Presentations can be really good or really bad.
Even the “okay” presentations–the ones that are well put-together but don’t particularly stand out–end up being really bad, and usually it’s for one reason:
They’re boring.
Boring presentations are reputation killers, and they can turn a room full of attentive professionals into a room full of sleepy zombies, checking their phones and counting the slides.
“I want to engage my audience,” is what over half of the presenters I coach tell me. Here’s what I tell them. First, many people in your audience are tired—probably at least a third of them just don’t get enough sleep. They’re sitting there hoping they won’t embarrass themselves by nodding off. Part of your job is to help them stay awake, to actually pay attention and consider what you are saying. Next time you practice a presentation, note how many of the following strategies you actually use. Then add a couple more. You don’t want your audience to look like this.
Best practices for presentations, including practicing and structuring your presentation effectively, are important to make a quality show. However, it’s the little things, the speaking and body language tricks you use, that will keep your audience awake long enough to hear it.
- Start off with something shocking. Don’t start off a presentation with something general and clunky, like a conventional introduction to your topic. If you have a bold conclusion planned, why not start out with a tease of it? For example, if your presentation builds to a conclusion that your company can change the way people talk to each other, start out by introducing a vision of that change. Inspire a bit of interest right off the bat, and people will be desperate to know how you got there. You can also use surprising statistics or eye-opening facts in the same way.
- Tell a story. Humans take naturally to stories. Narratives are an evolutionary social tool we use to convey experiences, so we find it far easier to listen and relate to a story than we do a list of facts or statements. Transform anything you can in your presentation into a story format. Use real-life and invented examples, and use illustrative metaphors to prove your points. The more narratives you can weave into your overarching presentation, the more people will want to pay attention.
- Go off script. It’s a good idea to prepare your presentation in advance, and even practice it a few times so you can iron out all the kinks. But once you’re on stage, you should probably abandon the cue cards altogether. At this point, you should be so familiar with your subject matter and so engrossed in your presentation that you can talk about it naturally in your sleep. Veer off course. People will be able to tell which lines you’ve rehearsed and which ones you haven’t.
- Use emotional inflections in your voice. If you aren’t emotionally invested in whatever it is you’re presenting, you probably shouldn’t be the one presenting it. Be sure to show that emotion to the people listening to you. Get angry if the statistics call for it. Get excited about the solutions you propose. Get animated on the stage, and use emotional vocal inflections to put some real texture behind your words. Without that emotional inflection, you might as well hand your presentation to a robot to read.

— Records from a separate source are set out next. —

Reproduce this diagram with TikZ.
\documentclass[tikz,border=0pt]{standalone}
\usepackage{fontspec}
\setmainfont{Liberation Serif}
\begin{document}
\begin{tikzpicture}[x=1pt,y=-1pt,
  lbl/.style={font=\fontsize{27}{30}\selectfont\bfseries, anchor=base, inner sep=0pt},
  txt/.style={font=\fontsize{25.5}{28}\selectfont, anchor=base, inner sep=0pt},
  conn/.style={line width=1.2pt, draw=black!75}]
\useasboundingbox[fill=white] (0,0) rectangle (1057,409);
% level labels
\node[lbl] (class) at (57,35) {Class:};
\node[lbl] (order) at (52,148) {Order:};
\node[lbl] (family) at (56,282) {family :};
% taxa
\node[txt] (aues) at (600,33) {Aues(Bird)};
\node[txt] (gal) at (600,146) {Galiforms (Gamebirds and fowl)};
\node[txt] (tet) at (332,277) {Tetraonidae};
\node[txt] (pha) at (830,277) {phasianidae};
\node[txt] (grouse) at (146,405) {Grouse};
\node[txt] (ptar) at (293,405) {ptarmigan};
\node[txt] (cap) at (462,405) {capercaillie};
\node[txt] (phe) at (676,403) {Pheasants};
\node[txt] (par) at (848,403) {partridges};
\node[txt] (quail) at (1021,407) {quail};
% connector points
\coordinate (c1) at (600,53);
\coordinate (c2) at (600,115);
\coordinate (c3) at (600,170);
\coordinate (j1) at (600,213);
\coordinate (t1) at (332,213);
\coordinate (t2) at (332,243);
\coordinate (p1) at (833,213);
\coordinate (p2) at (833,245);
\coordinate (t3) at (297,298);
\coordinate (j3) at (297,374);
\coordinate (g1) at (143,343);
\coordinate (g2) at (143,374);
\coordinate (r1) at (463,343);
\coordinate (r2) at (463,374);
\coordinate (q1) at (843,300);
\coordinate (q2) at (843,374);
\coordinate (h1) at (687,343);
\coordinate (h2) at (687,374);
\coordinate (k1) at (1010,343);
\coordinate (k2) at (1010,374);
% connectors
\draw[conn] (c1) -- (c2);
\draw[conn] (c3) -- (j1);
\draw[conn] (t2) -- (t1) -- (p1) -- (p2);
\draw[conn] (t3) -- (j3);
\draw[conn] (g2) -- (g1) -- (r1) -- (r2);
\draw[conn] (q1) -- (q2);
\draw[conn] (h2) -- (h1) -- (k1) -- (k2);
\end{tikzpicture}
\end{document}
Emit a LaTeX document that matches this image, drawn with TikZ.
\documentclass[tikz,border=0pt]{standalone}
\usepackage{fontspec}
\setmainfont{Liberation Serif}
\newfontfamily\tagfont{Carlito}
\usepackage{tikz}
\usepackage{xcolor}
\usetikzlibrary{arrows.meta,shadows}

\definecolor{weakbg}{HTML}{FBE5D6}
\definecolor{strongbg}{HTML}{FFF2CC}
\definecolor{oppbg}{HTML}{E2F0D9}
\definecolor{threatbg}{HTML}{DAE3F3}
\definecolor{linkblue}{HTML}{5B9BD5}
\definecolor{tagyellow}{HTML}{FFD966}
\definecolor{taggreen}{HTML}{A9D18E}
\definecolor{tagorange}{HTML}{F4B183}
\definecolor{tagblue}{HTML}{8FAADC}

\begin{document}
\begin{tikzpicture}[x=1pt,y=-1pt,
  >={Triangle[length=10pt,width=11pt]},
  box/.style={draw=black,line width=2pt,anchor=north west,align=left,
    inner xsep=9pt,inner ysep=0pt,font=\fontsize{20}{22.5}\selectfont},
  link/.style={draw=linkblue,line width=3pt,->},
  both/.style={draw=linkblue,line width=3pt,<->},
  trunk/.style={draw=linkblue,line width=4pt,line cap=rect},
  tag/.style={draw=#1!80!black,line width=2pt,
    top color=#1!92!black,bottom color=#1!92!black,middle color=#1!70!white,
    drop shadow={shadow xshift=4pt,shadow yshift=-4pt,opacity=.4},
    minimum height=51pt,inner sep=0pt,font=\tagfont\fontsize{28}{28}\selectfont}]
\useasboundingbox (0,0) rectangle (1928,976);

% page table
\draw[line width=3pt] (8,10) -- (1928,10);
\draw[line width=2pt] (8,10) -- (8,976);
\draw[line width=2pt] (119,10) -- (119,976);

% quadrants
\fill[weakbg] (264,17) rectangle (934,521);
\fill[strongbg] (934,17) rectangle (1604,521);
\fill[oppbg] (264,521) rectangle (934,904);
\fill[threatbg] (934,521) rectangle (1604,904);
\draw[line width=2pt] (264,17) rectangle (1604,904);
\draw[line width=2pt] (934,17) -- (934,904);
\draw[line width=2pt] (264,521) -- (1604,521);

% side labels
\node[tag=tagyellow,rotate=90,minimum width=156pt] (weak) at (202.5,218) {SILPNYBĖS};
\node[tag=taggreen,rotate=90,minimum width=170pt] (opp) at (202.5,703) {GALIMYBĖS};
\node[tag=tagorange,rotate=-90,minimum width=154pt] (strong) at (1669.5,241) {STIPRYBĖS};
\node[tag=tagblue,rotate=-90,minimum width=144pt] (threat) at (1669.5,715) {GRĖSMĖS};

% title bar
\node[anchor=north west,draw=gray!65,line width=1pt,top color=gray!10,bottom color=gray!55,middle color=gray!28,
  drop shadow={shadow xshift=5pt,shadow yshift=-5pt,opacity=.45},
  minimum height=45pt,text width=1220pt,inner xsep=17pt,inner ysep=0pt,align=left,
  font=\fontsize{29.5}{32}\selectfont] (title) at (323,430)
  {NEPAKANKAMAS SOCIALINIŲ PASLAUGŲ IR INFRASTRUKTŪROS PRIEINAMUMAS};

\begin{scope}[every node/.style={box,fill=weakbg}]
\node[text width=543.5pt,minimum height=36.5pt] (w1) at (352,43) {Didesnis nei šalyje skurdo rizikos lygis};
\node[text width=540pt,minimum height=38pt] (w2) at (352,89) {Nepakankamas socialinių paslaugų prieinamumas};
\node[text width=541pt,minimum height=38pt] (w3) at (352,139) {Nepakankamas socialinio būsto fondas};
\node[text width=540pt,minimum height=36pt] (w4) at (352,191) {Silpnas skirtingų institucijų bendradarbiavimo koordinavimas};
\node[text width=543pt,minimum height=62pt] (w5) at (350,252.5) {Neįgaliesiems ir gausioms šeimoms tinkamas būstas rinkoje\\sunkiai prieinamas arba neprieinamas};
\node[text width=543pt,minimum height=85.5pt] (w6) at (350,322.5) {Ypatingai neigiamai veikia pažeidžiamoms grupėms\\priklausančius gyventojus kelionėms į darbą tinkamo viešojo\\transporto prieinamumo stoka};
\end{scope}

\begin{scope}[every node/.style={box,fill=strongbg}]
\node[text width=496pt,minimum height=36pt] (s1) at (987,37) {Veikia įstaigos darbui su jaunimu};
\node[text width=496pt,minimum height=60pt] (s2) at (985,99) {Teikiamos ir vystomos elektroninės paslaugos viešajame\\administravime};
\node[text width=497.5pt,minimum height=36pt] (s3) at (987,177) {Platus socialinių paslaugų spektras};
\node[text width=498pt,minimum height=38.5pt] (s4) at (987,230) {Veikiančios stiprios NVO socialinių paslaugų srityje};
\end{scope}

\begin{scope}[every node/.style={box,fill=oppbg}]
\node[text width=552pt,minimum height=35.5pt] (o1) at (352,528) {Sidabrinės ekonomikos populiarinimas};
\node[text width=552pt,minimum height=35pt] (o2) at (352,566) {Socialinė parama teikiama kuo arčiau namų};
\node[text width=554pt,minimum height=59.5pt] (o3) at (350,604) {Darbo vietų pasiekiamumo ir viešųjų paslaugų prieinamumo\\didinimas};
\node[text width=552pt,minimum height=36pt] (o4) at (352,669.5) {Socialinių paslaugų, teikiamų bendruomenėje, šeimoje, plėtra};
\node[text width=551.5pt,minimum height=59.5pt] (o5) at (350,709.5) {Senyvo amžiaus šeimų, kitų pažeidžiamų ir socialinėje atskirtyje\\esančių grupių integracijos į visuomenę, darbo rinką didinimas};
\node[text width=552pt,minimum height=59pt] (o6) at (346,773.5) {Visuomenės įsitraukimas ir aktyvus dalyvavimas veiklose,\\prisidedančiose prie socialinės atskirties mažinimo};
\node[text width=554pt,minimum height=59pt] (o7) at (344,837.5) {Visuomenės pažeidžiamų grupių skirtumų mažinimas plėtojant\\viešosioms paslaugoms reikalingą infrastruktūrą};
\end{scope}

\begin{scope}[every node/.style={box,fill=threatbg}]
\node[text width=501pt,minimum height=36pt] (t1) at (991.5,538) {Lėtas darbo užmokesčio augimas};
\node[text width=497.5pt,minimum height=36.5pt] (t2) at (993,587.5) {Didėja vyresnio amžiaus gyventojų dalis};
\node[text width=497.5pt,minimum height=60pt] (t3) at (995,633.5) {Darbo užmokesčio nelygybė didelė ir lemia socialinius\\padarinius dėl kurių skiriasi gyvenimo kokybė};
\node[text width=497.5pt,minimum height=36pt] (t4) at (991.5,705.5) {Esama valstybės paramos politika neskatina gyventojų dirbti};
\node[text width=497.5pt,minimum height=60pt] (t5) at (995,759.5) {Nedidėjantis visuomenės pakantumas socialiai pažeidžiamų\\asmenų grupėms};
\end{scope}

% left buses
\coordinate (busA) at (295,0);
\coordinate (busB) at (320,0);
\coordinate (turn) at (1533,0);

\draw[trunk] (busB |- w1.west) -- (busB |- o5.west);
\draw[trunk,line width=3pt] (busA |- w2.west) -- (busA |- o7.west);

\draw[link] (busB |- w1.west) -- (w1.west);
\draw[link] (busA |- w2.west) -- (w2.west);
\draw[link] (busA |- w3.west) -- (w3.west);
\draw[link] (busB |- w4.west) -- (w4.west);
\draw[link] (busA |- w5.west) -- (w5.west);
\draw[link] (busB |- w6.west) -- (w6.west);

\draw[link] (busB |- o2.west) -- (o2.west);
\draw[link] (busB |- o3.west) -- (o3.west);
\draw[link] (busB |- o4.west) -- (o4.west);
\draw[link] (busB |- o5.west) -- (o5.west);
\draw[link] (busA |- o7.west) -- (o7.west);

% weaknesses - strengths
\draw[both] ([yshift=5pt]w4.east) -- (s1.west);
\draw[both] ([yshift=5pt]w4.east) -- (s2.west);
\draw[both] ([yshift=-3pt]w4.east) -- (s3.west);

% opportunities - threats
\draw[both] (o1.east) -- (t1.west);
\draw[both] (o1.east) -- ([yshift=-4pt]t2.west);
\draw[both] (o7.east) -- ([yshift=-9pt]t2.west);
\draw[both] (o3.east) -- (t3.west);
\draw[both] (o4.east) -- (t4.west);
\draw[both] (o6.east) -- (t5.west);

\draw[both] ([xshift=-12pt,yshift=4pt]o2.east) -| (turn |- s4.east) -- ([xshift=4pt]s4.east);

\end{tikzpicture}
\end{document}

- Use the power of different pitches. Speaking in one constant tone will bore your readers, even if you somehow manage to put some emotion behind it. Certainly, some sections or your presentation are more compelling or more important than others. Use the power of louds and softs to accentuate those differences. Speak softly when you can afford your users to trail off, and rise back up to a higher volume when you drive home an important point.
- Alternate your pacing. Similarly, it’s a good idea to vary your pacing. Talk fast when it comes to background information that most people already know, or when you recap sections from earlier, then slow way down when it comes time to hammer in an important piece of information. Use the power of silence, but don’t become trapped in a predictable pattern of speech.
- Call out individuals in the audience. This one demands a degree of improvisation, since you may not be able to predict the makeup or participation willingness of your audience until the day of your presentation. Try to get individual people involved in your presentation however you can. This may include taking them onstage for a demonstration or something far more innocuous like pointing to them when making a point.
- Set up some jokes. Even the most serious of topics deserve some kind of humorous break. It’s your job to help people find humor throughout your presentation. If you can get them laughing, or at least smiling, you’ll keep their attention firm. Obviously, you’ll want your jokes to be appropriate, but don’t be afraid to push the boundaries–confident, unexpected humor tends to facilitate likeability.
- Skip the data. If you can, avoid mentioning statistics and facts at all. Put them on a background slide for people to visualize independently of your presentation. People don’t attend presentations to be read information they could read themselves. They want new insights and personally related beliefs.
- Never read a slide. Last, but certainly not least, you should never read from a slide directly during the course of your presentation (assuming you have some kind of slideshow in the background). Your audience can see the slides for themselves. Reading those slides aloud insults their intelligence and makes your presentation flat-out boring. Say something different, and let your slides speak for themselves.